GIVEN INSTRUCTION: Below this line is a listing that includes pictures. Copy exactly, and only, the lines from the one containing "Write a Python" through the one containing "import seaborn as sns"; the pictures do not go in the copy.

MATERIAL PROVIDED:
BEGIN

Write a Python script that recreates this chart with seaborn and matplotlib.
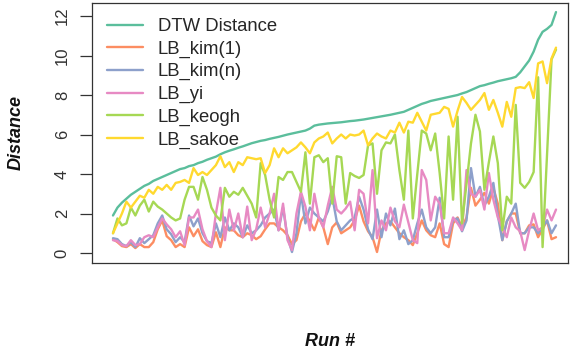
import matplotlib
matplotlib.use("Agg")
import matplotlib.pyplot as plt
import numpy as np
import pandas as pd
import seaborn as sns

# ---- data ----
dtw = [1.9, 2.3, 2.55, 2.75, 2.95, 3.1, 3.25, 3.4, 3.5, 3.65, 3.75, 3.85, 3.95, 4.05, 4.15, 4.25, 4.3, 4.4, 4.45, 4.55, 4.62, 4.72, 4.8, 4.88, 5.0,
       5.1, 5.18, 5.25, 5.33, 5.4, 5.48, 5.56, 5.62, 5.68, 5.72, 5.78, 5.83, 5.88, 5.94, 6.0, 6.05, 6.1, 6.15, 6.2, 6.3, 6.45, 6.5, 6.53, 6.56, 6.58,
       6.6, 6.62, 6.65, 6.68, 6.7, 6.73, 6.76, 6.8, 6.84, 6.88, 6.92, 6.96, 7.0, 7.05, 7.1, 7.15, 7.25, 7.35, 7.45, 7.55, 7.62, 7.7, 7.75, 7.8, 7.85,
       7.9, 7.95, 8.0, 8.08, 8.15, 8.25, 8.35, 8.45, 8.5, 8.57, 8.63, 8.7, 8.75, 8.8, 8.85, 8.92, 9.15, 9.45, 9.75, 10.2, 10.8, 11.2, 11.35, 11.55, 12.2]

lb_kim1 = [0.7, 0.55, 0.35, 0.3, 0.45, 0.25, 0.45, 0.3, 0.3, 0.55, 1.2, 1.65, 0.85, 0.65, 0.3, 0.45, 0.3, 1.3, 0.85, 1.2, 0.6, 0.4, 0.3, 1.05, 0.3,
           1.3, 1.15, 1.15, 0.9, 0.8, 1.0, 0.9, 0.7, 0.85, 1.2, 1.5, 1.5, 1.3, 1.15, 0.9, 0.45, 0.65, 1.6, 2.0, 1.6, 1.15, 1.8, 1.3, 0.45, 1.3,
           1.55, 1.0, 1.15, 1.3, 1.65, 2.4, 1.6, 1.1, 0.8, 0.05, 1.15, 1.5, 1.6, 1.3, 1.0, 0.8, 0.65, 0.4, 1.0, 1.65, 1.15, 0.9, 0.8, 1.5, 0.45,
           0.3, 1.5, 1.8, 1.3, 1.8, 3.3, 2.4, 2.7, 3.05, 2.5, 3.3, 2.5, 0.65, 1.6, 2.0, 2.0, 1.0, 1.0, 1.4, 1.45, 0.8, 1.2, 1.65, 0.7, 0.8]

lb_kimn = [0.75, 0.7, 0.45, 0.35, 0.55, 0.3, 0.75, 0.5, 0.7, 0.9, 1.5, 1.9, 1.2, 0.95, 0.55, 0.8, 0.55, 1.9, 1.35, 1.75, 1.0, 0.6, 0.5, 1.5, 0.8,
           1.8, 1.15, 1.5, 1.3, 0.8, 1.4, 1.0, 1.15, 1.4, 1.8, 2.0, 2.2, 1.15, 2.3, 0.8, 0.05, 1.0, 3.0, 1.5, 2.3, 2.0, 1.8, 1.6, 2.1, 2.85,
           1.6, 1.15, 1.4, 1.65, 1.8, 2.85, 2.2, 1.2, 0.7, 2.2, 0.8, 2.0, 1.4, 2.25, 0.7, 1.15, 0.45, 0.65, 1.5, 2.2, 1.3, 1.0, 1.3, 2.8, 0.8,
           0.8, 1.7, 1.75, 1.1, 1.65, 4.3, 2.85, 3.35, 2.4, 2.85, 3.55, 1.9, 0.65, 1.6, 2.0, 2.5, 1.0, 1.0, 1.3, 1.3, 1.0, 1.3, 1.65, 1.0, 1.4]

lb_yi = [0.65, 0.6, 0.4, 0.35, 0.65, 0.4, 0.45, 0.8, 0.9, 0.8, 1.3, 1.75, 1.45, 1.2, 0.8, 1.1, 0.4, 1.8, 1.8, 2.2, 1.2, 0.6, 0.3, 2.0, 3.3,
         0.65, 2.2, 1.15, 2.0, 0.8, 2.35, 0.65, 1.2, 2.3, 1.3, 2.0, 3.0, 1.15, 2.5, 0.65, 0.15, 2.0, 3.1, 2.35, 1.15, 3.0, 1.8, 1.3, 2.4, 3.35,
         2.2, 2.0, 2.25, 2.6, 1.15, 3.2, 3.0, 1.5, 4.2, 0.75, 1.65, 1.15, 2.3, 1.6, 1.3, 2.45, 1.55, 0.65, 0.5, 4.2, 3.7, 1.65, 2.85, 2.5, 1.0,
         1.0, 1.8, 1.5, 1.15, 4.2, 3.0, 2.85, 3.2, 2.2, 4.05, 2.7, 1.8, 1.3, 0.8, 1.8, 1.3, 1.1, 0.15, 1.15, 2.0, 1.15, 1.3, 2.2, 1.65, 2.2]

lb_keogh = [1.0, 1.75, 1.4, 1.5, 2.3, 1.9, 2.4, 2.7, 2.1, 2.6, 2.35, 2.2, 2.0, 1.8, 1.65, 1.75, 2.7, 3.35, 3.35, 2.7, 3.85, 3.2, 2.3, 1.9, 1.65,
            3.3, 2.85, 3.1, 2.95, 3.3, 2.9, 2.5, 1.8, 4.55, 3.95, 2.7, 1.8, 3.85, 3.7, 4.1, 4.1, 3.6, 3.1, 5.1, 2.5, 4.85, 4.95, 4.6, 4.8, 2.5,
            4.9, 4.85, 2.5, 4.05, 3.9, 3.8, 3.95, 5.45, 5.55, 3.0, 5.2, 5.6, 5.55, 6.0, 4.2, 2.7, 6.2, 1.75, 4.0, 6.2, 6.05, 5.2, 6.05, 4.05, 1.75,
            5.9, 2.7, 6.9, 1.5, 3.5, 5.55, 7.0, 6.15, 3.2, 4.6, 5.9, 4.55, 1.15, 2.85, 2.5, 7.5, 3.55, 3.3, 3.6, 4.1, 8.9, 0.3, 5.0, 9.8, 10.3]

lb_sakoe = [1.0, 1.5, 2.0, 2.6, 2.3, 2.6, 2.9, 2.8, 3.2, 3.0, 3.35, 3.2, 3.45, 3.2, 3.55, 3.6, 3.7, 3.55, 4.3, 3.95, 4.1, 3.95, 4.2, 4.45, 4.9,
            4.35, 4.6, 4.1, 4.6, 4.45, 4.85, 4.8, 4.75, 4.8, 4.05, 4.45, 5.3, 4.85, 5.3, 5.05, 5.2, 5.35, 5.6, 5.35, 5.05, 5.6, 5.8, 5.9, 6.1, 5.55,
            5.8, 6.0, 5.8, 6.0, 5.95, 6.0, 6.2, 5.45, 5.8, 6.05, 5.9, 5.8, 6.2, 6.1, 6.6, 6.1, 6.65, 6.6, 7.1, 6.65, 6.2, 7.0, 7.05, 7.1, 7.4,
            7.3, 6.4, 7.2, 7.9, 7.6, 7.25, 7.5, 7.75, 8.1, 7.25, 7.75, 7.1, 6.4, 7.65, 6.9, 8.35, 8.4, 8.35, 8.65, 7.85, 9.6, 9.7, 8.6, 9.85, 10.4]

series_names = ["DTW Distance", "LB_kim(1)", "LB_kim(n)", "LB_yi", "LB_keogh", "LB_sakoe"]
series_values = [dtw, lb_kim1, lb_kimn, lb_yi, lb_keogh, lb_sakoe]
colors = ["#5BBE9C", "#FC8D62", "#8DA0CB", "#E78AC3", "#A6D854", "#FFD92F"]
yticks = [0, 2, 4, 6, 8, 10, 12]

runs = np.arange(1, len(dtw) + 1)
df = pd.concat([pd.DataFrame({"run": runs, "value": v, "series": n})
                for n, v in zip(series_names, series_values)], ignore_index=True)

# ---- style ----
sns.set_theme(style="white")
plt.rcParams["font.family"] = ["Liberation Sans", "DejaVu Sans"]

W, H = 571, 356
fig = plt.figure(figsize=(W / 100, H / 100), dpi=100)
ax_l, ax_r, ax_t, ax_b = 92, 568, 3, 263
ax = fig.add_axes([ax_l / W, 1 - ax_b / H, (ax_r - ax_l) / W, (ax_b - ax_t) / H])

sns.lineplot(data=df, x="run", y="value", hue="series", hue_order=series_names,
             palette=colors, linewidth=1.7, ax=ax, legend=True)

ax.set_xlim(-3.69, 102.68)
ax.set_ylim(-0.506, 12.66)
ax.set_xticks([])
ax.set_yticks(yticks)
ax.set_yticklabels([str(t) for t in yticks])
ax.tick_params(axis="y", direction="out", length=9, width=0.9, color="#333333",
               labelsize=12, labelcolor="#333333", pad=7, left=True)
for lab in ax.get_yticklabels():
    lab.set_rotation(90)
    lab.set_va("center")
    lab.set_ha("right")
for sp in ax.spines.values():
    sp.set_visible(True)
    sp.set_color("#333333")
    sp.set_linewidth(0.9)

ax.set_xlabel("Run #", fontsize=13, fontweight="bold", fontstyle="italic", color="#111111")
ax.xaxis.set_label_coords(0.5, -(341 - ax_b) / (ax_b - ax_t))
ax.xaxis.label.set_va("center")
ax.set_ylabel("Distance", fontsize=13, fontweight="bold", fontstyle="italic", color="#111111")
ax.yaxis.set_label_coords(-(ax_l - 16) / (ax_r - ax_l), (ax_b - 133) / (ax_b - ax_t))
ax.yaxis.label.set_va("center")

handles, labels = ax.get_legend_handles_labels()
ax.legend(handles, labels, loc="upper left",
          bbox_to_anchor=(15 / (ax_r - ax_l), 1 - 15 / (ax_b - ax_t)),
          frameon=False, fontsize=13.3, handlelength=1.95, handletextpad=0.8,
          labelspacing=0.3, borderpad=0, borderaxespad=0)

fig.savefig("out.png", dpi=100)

END
BEGIN

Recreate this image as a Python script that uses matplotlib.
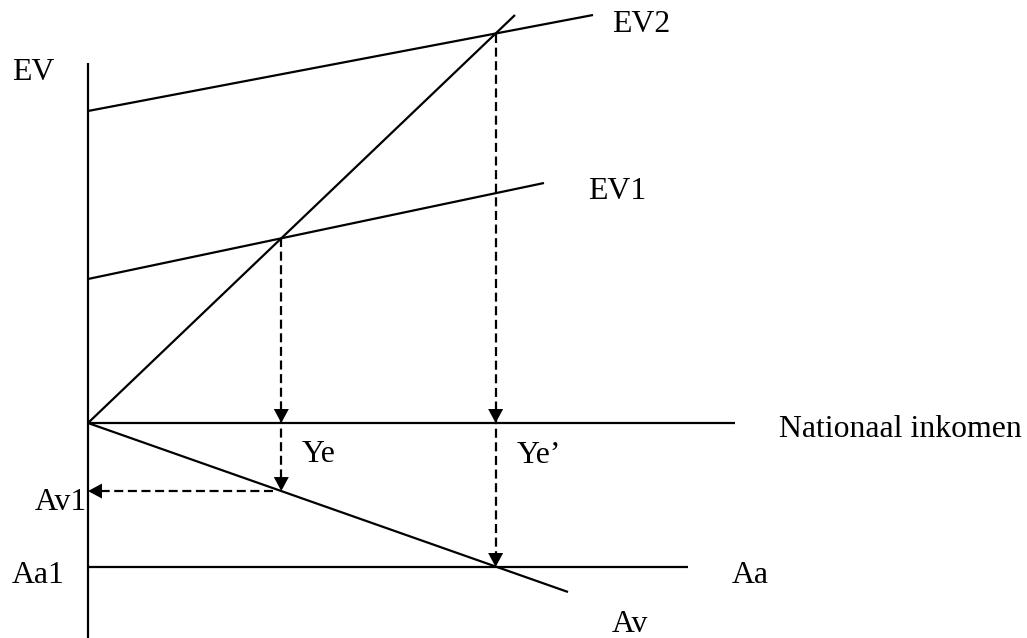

END

TASK RESULT:
Write a Python script that recreates this chart with seaborn and matplotlib.
import matplotlib
matplotlib.use("Agg")
import matplotlib.pyplot as plt
import numpy as np
import pandas as pd
import seaborn as sns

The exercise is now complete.